In October, New Hampshire Governor Chris Sununu released a comprehensive plan to tackle the state’s housing shortage. The plan’s recommendations focus on providing solutions that would increase the supply of new affordable housing while simultaneously eliminating local practices that raise the cost of development. In New Hampshire, housing vacancy rates land near 1 percent across the state while only 65 apartment homes are available per 100 renters (those who make 50 percent of the area medium income). Gov. Sununu’s plan suggests a menu of economic-based development incentives that municipalities could offer. These incentives would offset the losses associated with the development of below-market-rate housing, thereby encouraging greater participation by housing developers. 

Of the seven candidates participating in tonight’s debate, only Vice President Joe Biden has yet to address the housing shortage gripping the nation. Biden is also the race’s only Democratic candidate without a comprehensive housing platform. Last month, Biden told audiences in Nevada that no renter will pay more than 30 percent of their income on housing. Such a pledge can take the form of many solutions, including the renter’s tax credit proposed by Senator Cory Booker’s (D-N.J.) now defunct presidential campaign. While well intended, renter’s tax credit proposals have unintended consequences that could make housing more unaffordable. Tonight’s debate could mark an opportunity for Biden to share his vision with state voters desperately in need of a housing fix. 

With housing as such a pivotal issue for New Hampshire voters, other candidates may see an opportunity to get ahead of the frontrunner Senator Bernie Sanders (I-Vt.). Senator Amy Klobuchar (D-Minn.) recently gained the endorsement of the New Hampshire Union Leader, Manchester’s daily newspaper, while Mayor Pete Buttigieg has won the support of Jim Donchess, Mayor of Nashua. These are key endorsements from the state’s two largest cities currently crippled with shrinking housing affordability and limited residential development.  
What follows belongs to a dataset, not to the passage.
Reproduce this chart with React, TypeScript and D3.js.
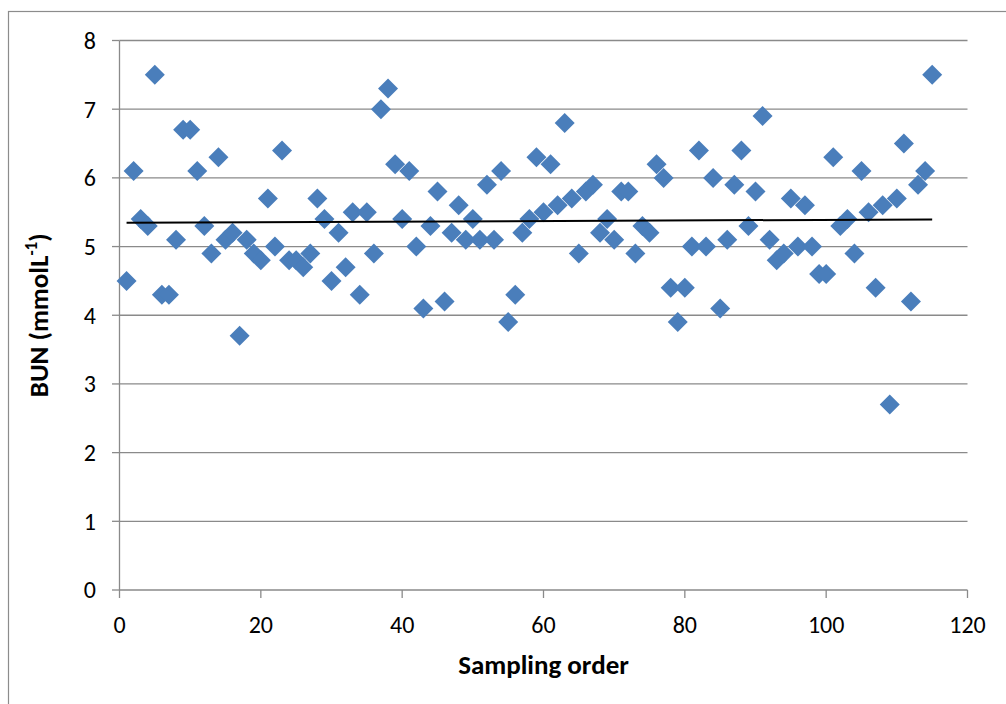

Moderators should be discouraged from reverting back to the flavor-of-the-week-style questions we have seen in past debates including: the acquittal of President Trump, the debate requirements change, the snafu in the Hawkeye state or the future of its dated caucus system. The National Apartment Association (NAA) implores moderators to focus on voter needs and encourages candidates to break through the redundancy of past debates to discuss what matters most. New Hampshire voters demand solutions to the bread and butter issues that will have lasting impact on their lives, most especially those that target the state’s growing housing affordability crisis.